WHAT IS NEEDED
Answer with nothing but the number of lines that include the word "size".

GIVEN MATERIAL
--- Begin ---

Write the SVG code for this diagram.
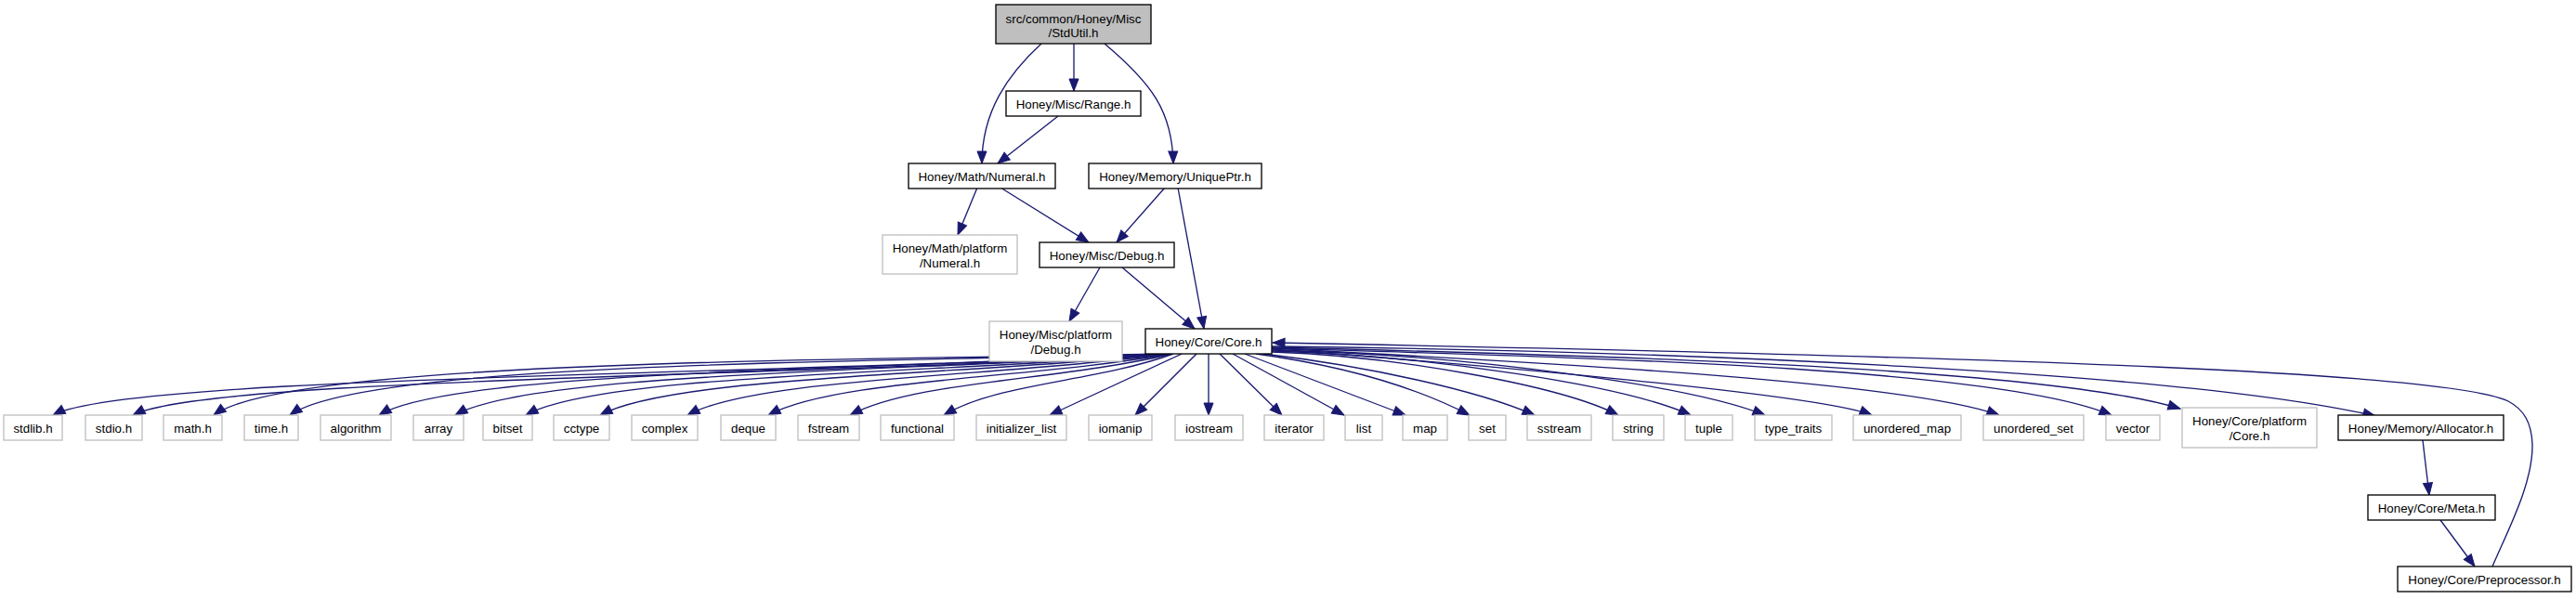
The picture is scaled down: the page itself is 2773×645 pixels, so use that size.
<svg xmlns="http://www.w3.org/2000/svg" width="2773" height="645" viewBox="0 0 2773 645">
<style>
.n rect{fill:#ffffff;stroke:#000000;stroke-width:1.33}
.n.sys rect{stroke:#bfbfbf}
.n.root rect{fill:#bfbfbf}
.n text{font-family:"Liberation Sans",Arial,Helvetica,sans-serif;font-size:13.33px;fill:#000000;text-anchor:middle}
#edges path{fill:none;stroke:#191970;stroke-width:1.33;marker-end:url(#arr)}
</style>
<defs>
<marker id="arr" markerWidth="15" markerHeight="12" refX="13" refY="5" orient="auto" markerUnits="userSpaceOnUse" overflow="visible">
<path d="M0,0 L13,5 L0,10 Z" fill="#191970" stroke="#191970" stroke-width="1"/>
</marker>
</defs>
<rect x="0" y="0" width="2773" height="645" fill="#ffffff"/>
<g id="edges">
<path d="M1121,47 C1085,80 1057,120 1057,176"/>
<path d="M1156,47 L1156,98"/>
<path d="M1189,47 C1240,90 1262,120 1263,176"/>
<path d="M1139,125 L1074,176"/>
<path d="M1052,202 L1031,253"/>
<path d="M1077,202 L1172,261"/>
<path d="M1254,202 L1202,261"/>
<path d="M1268,202 L1296,354"/>
<path d="M1184,288 L1151,346"/>
<path d="M1208,288 L1286,354"/>
<path d="M1256,381 C836,404 137,404 57,447"/>
<path d="M1256,381 C866,406 223,406 143,447"/>
<path d="M1257,381 C898,388 310,388 230,447"/>
<path d="M1257,381 C926,390 392,390 312,447"/>
<path d="M1258,381 C960,398 488,398 408,447"/>
<path d="M1258,381 C989,400 570,400 490,447"/>
<path d="M1259,381 C1016,402 646,402 566,447"/>
<path d="M1259,381 C1044,404 726,404 646,447"/>
<path d="M1260,381 C1078,406 815,406 740,447"/>
<path d="M1261,381 C1109,408 900,408 827,447"/>
<path d="M1262,381 C1140,410 985,410 915,447"/>
<path d="M1263,381 C1177,412 1075,412 1016,447"/>
<path d="M1272,381 L1130,447"/>
<path d="M1288,381 L1222,447"/>
<path d="M1301,381 L1301,447"/>
<path d="M1313,381 L1380,447"/>
<path d="M1327,381 L1447,447"/>
<path d="M1340,381 L1513,447"/>
<path d="M1352,381 C1440,393 1520,415 1582,447"/>
<path d="M1360,381 C1470,394 1590,420 1652,447"/>
<path d="M1369,379 C1500,383 1680,415 1742,447"/>
<path d="M1369,378 C1540,383 1750,415 1820,447"/>
<path d="M1369,377 C1580,382 1820,415 1900,447"/>
<path d="M1369,376 C1600,393 1960,425 2015,447"/>
<path d="M1369,375 C1650,390 2050,410 2152,447"/>
<path d="M1369,375 C1700,385 2150,395 2273,447"/>
<path d="M1369,374 C1700,382 2200,395 2347,440"/>
<path d="M1369,373 C1800,378 2350,400 2557,448"/>
<path d="M2608,474 L2615,533"/>
<path d="M2627,560 L2664,610"/>
<path d="M2683,610 C2700,570 2727,520 2726,478 C2725,455 2717,441 2700,432 C2640,402 2200,385 1370,369"/>
</g>
<g id="n_root" class="n root"><rect x="1072" y="5" width="167" height="42"/><text x="1155.5" y="24.5">src/common/Honey/Misc</text><text x="1155.5" y="40">/StdUtil.h</text></g>
<g id="n_range" class="n"><rect x="1083" y="98" width="145" height="27"/><text x="1155.5" y="116.5">Honey/Misc/Range.h</text></g>
<g id="n_numeral" class="n"><rect x="978" y="176" width="158" height="27"/><text x="1057" y="194.5">Honey/Math/Numeral.h</text></g>
<g id="n_uniqueptr" class="n"><rect x="1172" y="176" width="186" height="27"/><text x="1265" y="194.5">Honey/Memory/UniquePtr.h</text></g>
<g id="n_numplat" class="n sys"><rect x="950" y="253" width="145" height="42"/><text x="1022.5" y="272">Honey/Math/platform</text><text x="1022.5" y="288">/Numeral.h</text></g>
<g id="n_debug" class="n"><rect x="1119" y="261" width="145" height="27"/><text x="1191.5" y="279.5">Honey/Misc/Debug.h</text></g>
<g id="n_debugplat" class="n sys"><rect x="1065" y="346" width="143" height="43"/><text x="1136.5" y="365">Honey/Misc/platform</text><text x="1136.5" y="381">/Debug.h</text></g>
<g id="n_core" class="n"><rect x="1233" y="354" width="136" height="27"/><text x="1301" y="372.5">Honey/Core/Core.h</text></g>
<g id="n_stdlib" class="n sys"><rect x="4" y="447" width="63" height="27"/><text x="35.5" y="465.5">stdlib.h</text></g>
<g id="n_stdio" class="n sys"><rect x="92" y="447" width="61" height="27"/><text x="122.5" y="465.5">stdio.h</text></g>
<g id="n_math" class="n sys"><rect x="176" y="447" width="63" height="27"/><text x="207.5" y="465.5">math.h</text></g>
<g id="n_time" class="n sys"><rect x="263" y="447" width="58" height="27"/><text x="292" y="465.5">time.h</text></g>
<g id="n_algorithm" class="n sys"><rect x="345" y="447" width="76" height="27"/><text x="383" y="465.5">algorithm</text></g>
<g id="n_array" class="n sys"><rect x="445" y="447" width="54" height="27"/><text x="472" y="465.5">array</text></g>
<g id="n_bitset" class="n sys"><rect x="520" y="447" width="53" height="27"/><text x="546.5" y="465.5">bitset</text></g>
<g id="n_cctype" class="n sys"><rect x="596" y="447" width="60" height="27"/><text x="626" y="465.5">cctype</text></g>
<g id="n_complex" class="n sys"><rect x="680" y="447" width="71" height="27"/><text x="715.5" y="465.5">complex</text></g>
<g id="n_deque" class="n sys"><rect x="776" y="447" width="59" height="27"/><text x="805.5" y="465.5">deque</text></g>
<g id="n_fstream" class="n sys"><rect x="859" y="447" width="66" height="27"/><text x="892" y="465.5">fstream</text></g>
<g id="n_functional" class="n sys"><rect x="948" y="447" width="79" height="27"/><text x="987.5" y="465.5">functional</text></g>
<g id="n_initlist" class="n sys"><rect x="1051" y="447" width="97" height="27"/><text x="1099.5" y="465.5">initializer_list</text></g>
<g id="n_iomanip" class="n sys"><rect x="1172" y="447" width="68" height="27"/><text x="1206" y="465.5">iomanip</text></g>
<g id="n_iostream" class="n sys"><rect x="1265" y="447" width="73" height="27"/><text x="1301.5" y="465.5">iostream</text></g>
<g id="n_iterator" class="n sys"><rect x="1361" y="447" width="64" height="27"/><text x="1393" y="465.5">iterator</text></g>
<g id="n_list" class="n sys"><rect x="1448" y="447" width="40" height="27"/><text x="1468" y="465.5">list</text></g>
<g id="n_map" class="n sys"><rect x="1510" y="447" width="48" height="27"/><text x="1534" y="465.5">map</text></g>
<g id="n_set" class="n sys"><rect x="1581" y="447" width="40" height="27"/><text x="1601" y="465.5">set</text></g>
<g id="n_sstream" class="n sys"><rect x="1644" y="447" width="69" height="27"/><text x="1678.5" y="465.5">sstream</text></g>
<g id="n_string" class="n sys"><rect x="1736" y="447" width="55" height="27"/><text x="1763.5" y="465.5">string</text></g>
<g id="n_tuple" class="n sys"><rect x="1814" y="447" width="51" height="27"/><text x="1839.5" y="465.5">tuple</text></g>
<g id="n_typetraits" class="n sys"><rect x="1889" y="447" width="83" height="27"/><text x="1930.5" y="465.5">type_traits</text></g>
<g id="n_umap" class="n sys"><rect x="1995" y="447" width="116" height="27"/><text x="2053" y="465.5">unordered_map</text></g>
<g id="n_uset" class="n sys"><rect x="2135" y="447" width="108" height="27"/><text x="2189" y="465.5">unordered_set</text></g>
<g id="n_vector" class="n sys"><rect x="2267" y="447" width="58" height="27"/><text x="2296" y="465.5">vector</text></g>
<g id="n_coreplat" class="n sys"><rect x="2349" y="439" width="145" height="43"/><text x="2421.5" y="458">Honey/Core/platform</text><text x="2421.5" y="474">/Core.h</text></g>
<g id="n_allocator" class="n"><rect x="2517" y="447" width="178" height="27"/><text x="2606" y="465.5">Honey/Memory/Allocator.h</text></g>
<g id="n_meta" class="n"><rect x="2549" y="533" width="137" height="27"/><text x="2617.5" y="551.5">Honey/Core/Meta.h</text></g>
<g id="n_preproc" class="n"><rect x="2581" y="610" width="187" height="27"/><text x="2674.5" y="628.5">Honey/Core/Preprocessor.h</text></g>
</svg>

--- End ---

WRITTEN SOLUTION
2